What is Zen Mastery?

What is Zen Mastery? January 21, 2012

This question has been up again for me lately because of a couple opposing currents that I’ve noticed in the culture and my work world, namely careful process monitoring vs. the results only work environment.

So here’s a quick bit about these and their relevance for Zen training.

I’ve long felt that the “Zen Master” title gets flung around way too wantonly in the West, btw, so let me confess that prejudice at the outset.

Malcolm Gladwell wrestles with the issue of mastery in his usual entertaining manner in Outliers: The Story of Success. His basic point being, it seems to me, that in order to achieve mastery, or at least success, we need to put in our time hacking away and then be lucky with how all the forces beyond our puny efforts are rolling out.

The Beatles and Bill Gates, for example, did their hours of practice (the hairy four guys in strip clubs in Berlin) and were really fortunate to have a bunch of societal circumstances ripening just when they were.

Malcolm and others note that what lots of folks who have achieved extraordinary accomplishments have in common is that they practiced a lot. Like at least 10,000 hours.

Applied to Zen, 10,000 hours would mean about 600 days in sesshin – if you don’t count sleep. Without sesshin, it would take longer, of course. If you sit for an hour a day, it would take about 27.39 years to log 10,000 hours. If you sit 15 minutes a day, that’d be 109.6 years. Individual cases would get rather complicated weighing both factors. I did the rough math for the first 13 years of my practice while Katagiri Roshi was alive and thanks to the power of rounding up and hind-sight estimating, came up with a rather large number that I won’t share. I’m just too humble.

Like for other things, I think that the 10,000 hours rule is probably a necessary but insufficient condition for mastery in Zen.

Granted, there are problems with the math like how to count hours of “practice,” for example, so I’ve included 18 hours a day in sesshin and the full period of zazen, not subtracting those days that we’re zoned out ninety-some percent of the time! Then too there’s how to count monastic training. And there’s a lot more to a Zen life than the time you log in sesshin or in daily formal practice. But for me the exercise puts mastery in some perspective.

One of the Zen teacher organizations asks the question to applicants about how many days of intensive retreat they’ve done and friend who’s a member of the membership committee thinks that the unspoken minimum is about 300 – a rather long way from the 10,000 hours, no matter how deep the samadhi.

Btw, another friend and member of the membership committee denies that there is any such unspoken number. Hmmm.
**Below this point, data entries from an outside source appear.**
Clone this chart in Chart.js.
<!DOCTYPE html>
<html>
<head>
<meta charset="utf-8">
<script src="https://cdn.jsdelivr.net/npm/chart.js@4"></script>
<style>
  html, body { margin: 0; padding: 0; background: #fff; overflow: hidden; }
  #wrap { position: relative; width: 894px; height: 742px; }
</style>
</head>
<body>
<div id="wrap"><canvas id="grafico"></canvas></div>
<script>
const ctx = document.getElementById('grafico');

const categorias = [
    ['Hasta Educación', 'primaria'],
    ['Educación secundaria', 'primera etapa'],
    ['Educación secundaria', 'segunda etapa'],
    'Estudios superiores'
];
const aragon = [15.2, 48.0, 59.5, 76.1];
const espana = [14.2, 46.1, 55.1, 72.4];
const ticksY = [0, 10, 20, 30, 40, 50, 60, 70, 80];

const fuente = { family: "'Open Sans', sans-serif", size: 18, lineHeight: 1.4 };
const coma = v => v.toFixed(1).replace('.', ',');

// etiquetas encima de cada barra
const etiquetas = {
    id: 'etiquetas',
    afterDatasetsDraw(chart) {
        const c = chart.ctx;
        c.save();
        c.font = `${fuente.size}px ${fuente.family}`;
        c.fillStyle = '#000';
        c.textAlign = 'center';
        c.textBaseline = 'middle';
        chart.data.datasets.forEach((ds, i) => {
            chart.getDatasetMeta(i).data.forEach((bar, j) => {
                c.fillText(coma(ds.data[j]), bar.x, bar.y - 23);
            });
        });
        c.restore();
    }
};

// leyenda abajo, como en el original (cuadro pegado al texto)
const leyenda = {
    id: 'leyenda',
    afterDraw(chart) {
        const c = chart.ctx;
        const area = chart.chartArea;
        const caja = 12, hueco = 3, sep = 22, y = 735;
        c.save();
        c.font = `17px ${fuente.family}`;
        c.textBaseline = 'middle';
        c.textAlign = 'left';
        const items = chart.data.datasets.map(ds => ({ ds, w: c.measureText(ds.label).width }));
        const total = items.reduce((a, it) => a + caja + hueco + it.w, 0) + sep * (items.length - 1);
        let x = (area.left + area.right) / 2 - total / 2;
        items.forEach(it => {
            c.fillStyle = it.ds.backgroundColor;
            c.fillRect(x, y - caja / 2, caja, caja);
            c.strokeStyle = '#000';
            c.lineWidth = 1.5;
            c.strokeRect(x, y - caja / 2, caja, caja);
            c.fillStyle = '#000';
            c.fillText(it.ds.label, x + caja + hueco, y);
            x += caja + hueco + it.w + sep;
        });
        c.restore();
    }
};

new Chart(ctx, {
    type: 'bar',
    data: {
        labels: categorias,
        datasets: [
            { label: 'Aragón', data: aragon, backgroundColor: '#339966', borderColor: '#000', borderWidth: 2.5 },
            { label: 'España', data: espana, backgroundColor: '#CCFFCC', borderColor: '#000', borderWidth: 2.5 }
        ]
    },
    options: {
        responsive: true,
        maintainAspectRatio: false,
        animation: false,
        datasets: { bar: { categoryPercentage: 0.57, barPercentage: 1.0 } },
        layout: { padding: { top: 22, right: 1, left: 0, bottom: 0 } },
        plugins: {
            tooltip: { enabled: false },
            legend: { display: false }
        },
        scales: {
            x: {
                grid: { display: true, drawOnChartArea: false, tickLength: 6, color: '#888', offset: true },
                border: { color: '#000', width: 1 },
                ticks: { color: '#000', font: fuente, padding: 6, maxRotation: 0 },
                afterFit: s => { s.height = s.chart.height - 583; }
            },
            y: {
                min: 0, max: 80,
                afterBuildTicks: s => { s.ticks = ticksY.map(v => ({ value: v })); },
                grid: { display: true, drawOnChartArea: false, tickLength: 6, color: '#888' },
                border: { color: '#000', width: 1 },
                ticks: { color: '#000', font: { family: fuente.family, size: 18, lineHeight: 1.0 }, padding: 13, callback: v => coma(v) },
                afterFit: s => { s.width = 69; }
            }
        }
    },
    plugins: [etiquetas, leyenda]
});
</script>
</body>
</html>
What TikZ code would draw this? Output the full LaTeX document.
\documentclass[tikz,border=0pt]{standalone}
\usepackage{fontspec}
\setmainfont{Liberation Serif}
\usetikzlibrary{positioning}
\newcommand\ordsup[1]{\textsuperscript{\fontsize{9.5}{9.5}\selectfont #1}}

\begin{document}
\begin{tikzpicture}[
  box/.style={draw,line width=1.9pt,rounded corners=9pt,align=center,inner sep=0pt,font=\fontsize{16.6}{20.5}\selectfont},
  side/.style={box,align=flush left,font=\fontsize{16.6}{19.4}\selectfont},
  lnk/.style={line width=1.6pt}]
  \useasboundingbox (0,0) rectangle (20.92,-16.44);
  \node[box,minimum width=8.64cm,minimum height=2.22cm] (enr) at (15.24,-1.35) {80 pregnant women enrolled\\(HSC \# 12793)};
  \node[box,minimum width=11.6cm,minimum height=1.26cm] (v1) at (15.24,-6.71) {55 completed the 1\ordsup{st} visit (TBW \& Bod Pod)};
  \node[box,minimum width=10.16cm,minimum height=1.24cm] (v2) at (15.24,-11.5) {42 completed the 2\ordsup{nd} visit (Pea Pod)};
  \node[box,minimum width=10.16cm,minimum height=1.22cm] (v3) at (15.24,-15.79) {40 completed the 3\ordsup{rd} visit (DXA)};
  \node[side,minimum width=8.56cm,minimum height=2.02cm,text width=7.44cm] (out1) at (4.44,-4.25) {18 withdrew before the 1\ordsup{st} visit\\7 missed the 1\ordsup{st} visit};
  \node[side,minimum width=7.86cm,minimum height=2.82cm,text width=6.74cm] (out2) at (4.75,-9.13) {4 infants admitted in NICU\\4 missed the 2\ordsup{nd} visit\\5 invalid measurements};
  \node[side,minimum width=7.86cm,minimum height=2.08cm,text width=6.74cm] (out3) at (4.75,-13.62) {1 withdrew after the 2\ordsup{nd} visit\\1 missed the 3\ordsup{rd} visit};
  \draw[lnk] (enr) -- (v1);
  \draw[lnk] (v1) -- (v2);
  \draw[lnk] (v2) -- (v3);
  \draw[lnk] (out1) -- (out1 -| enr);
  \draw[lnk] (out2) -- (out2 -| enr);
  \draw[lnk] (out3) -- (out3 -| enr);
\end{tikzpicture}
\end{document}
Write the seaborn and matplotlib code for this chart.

The counter-current has a recent expression in ROWE – results only work environment. See Why Work Sucks and How to Fix It: The Results-Only Revolution by Ressler and Thompson for more. They work for Best Buy and write about how they’ve implemented this approach there. The basic deal is that it doesn’t matter how many hours you log, whether you show up for work or not, whether you log 10,000 hours, etc., it only matters if you achieve your goals.

They write about one guy who is a roadie for a rock band, traveling around the world, doing his techy thing for Best Buy at the same time. He apparently is really happy and a very dedicated worker.

Btw, I’ve sent an application to Lucinda Williams to see if she’ll accept me as a roadie and then I’ll be talking to my boss. Wish me luck.

Anyway … the rub with the results-only approach to Zen practice is the difficulty in identifying the results or at least agreeing on them, as recent posts and comments here indicate. For Soto Zen the process is the result. For koan Zen, there’s passing through the many koans. But both of these also seem like necessary but insufficient conditions.

Then there’s manifesting a tender broken hearted love in daily life, carrying the many beings across, etc., which are hard to measure but you might know them when you see them. This seems to be the orientation of traditional Soto Zen in leaving it up to the community to call someone “Roshi” (old teacher), when the community senses that the person is ready rather than the person him/herself or their teacher laying it on them.

So no conclusion so far.

Katagiri Roshi always denied being a “Zen Master” and didn’t like people to call him that. He said that being a Zen master was like being a master driver of the car. The moment when you say, “I am master of driving the car,” you are not paying attention to your driving and might cause an accident.

That seems like a good thing to keep in mind.